Exercise task: It is required that the lines from the top of the listing through the line with "d3.scaleLinear().domain([0, 80]).range([plot.bottom, plot.top]);" be reproduced exactly, excluding pictures.

Given information:
────────────────
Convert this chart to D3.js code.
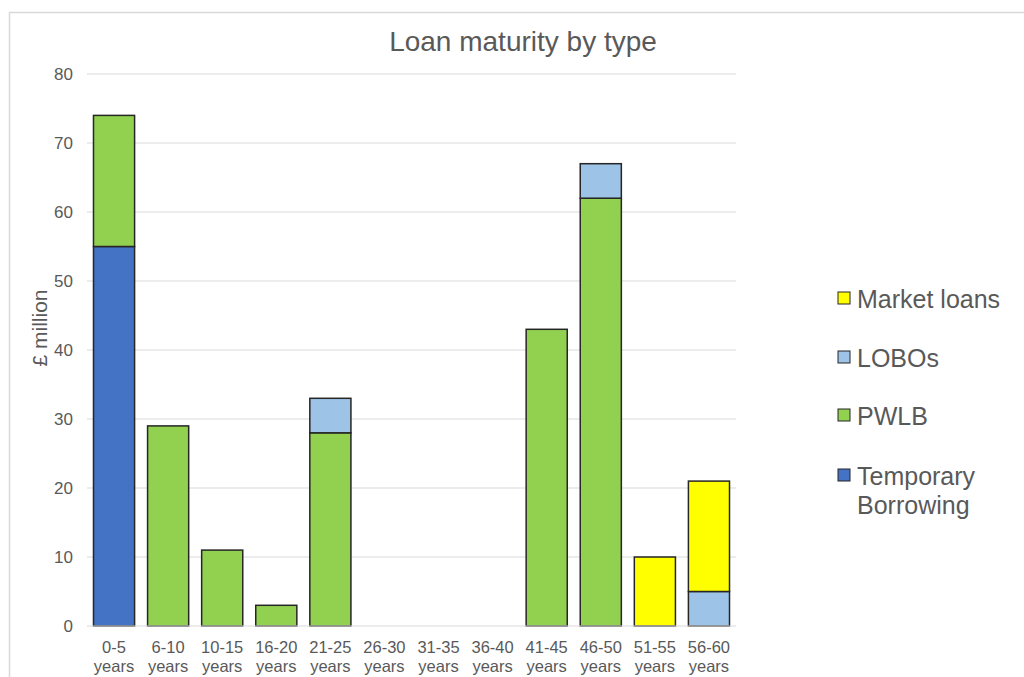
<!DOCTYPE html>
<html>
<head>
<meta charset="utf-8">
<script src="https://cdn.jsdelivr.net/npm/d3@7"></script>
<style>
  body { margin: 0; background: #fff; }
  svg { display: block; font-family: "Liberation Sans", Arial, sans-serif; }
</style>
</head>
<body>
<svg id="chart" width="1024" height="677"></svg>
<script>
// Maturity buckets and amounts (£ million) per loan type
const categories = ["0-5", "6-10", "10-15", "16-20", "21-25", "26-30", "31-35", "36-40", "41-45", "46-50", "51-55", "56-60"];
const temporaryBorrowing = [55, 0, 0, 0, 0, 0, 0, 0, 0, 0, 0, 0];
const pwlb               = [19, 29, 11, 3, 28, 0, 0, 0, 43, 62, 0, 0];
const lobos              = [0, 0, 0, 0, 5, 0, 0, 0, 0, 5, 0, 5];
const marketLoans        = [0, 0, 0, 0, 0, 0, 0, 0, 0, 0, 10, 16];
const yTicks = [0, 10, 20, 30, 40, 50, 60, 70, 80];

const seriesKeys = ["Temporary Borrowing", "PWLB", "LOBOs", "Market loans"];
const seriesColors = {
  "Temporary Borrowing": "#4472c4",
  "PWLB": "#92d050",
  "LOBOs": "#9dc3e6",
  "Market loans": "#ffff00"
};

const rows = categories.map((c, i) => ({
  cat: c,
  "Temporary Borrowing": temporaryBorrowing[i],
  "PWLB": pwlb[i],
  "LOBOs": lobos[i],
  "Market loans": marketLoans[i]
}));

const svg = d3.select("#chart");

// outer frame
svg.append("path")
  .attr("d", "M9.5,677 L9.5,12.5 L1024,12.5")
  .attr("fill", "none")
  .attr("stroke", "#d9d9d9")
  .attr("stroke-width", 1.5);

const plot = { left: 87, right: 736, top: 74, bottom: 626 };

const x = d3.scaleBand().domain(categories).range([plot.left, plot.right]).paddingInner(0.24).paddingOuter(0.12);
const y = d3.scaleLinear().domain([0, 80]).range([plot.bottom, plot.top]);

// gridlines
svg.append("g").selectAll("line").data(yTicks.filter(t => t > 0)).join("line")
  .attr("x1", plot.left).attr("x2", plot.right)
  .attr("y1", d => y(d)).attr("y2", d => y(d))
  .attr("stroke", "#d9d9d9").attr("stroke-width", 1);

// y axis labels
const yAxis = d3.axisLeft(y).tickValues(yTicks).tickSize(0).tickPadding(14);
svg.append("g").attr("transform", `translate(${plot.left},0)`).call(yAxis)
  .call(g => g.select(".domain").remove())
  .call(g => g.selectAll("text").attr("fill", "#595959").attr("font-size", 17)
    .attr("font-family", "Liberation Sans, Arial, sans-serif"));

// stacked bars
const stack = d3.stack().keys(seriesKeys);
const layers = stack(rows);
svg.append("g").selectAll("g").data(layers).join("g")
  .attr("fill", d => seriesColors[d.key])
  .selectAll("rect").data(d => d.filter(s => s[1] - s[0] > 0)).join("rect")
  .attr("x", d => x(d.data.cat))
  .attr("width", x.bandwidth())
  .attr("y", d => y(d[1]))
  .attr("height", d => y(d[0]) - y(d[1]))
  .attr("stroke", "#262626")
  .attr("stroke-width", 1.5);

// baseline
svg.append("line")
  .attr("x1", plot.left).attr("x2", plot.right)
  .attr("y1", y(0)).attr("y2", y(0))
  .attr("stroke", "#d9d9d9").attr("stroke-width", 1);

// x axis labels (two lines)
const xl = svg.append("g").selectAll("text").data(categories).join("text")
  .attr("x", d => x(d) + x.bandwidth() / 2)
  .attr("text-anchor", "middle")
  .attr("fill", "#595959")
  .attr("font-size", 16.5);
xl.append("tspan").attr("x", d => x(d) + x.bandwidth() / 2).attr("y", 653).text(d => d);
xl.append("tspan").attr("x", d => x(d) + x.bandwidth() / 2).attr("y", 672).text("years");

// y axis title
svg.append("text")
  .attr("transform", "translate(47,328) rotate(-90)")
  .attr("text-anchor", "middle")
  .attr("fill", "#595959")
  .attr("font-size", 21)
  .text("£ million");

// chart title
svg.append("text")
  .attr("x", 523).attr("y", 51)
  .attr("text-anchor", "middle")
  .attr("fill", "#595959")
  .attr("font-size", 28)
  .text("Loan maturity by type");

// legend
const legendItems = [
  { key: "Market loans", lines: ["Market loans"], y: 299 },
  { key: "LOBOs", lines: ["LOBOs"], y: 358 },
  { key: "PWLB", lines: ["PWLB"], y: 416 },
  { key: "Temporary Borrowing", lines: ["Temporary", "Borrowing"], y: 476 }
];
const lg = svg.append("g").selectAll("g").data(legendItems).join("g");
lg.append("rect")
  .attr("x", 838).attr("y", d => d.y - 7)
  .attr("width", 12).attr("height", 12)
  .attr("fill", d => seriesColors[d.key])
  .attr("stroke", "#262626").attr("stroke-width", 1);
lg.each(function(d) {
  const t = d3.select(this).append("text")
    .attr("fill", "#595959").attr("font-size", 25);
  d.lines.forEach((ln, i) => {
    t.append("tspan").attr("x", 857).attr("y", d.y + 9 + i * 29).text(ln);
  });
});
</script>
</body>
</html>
────────────────
Solution:
Convert this chart to D3.js code.
<!DOCTYPE html>
<html>
<head>
<meta charset="utf-8">
<script src="https://cdn.jsdelivr.net/npm/d3@7"></script>
<style>
  body { margin: 0; background: #fff; }
  svg { display: block; font-family: "Liberation Sans", Arial, sans-serif; }
</style>
</head>
<body>
<svg id="chart" width="1024" height="677"></svg>
<script>
// Maturity buckets and amounts (£ million) per loan type
const categories = ["0-5", "6-10", "10-15", "16-20", "21-25", "26-30", "31-35", "36-40", "41-45", "46-50", "51-55", "56-60"];
const temporaryBorrowing = [55, 0, 0, 0, 0, 0, 0, 0, 0, 0, 0, 0];
const pwlb               = [19, 29, 11, 3, 28, 0, 0, 0, 43, 62, 0, 0];
const lobos              = [0, 0, 0, 0, 5, 0, 0, 0, 0, 5, 0, 5];
const marketLoans        = [0, 0, 0, 0, 0, 0, 0, 0, 0, 0, 10, 16];
const yTicks = [0, 10, 20, 30, 40, 50, 60, 70, 80];

const seriesKeys = ["Temporary Borrowing", "PWLB", "LOBOs", "Market loans"];
const seriesColors = {
  "Temporary Borrowing": "#4472c4",
  "PWLB": "#92d050",
  "LOBOs": "#9dc3e6",
  "Market loans": "#ffff00"
};

const rows = categories.map((c, i) => ({
  cat: c,
  "Temporary Borrowing": temporaryBorrowing[i],
  "PWLB": pwlb[i],
  "LOBOs": lobos[i],
  "Market loans": marketLoans[i]
}));

const svg = d3.select("#chart");

// outer frame
svg.append("path")
  .attr("d", "M9.5,677 L9.5,12.5 L1024,12.5")
  .attr("fill", "none")
  .attr("stroke", "#d9d9d9")
  .attr("stroke-width", 1.5);

const plot = { left: 87, right: 736, top: 74, bottom: 626 };

const x = d3.scaleBand().domain(categories).range([plot.left, plot.right]).paddingInner(0.24).paddingOuter(0.12);
const y = d3.scaleLinear().domain([0, 80]).range([plot.bottom, plot.top]);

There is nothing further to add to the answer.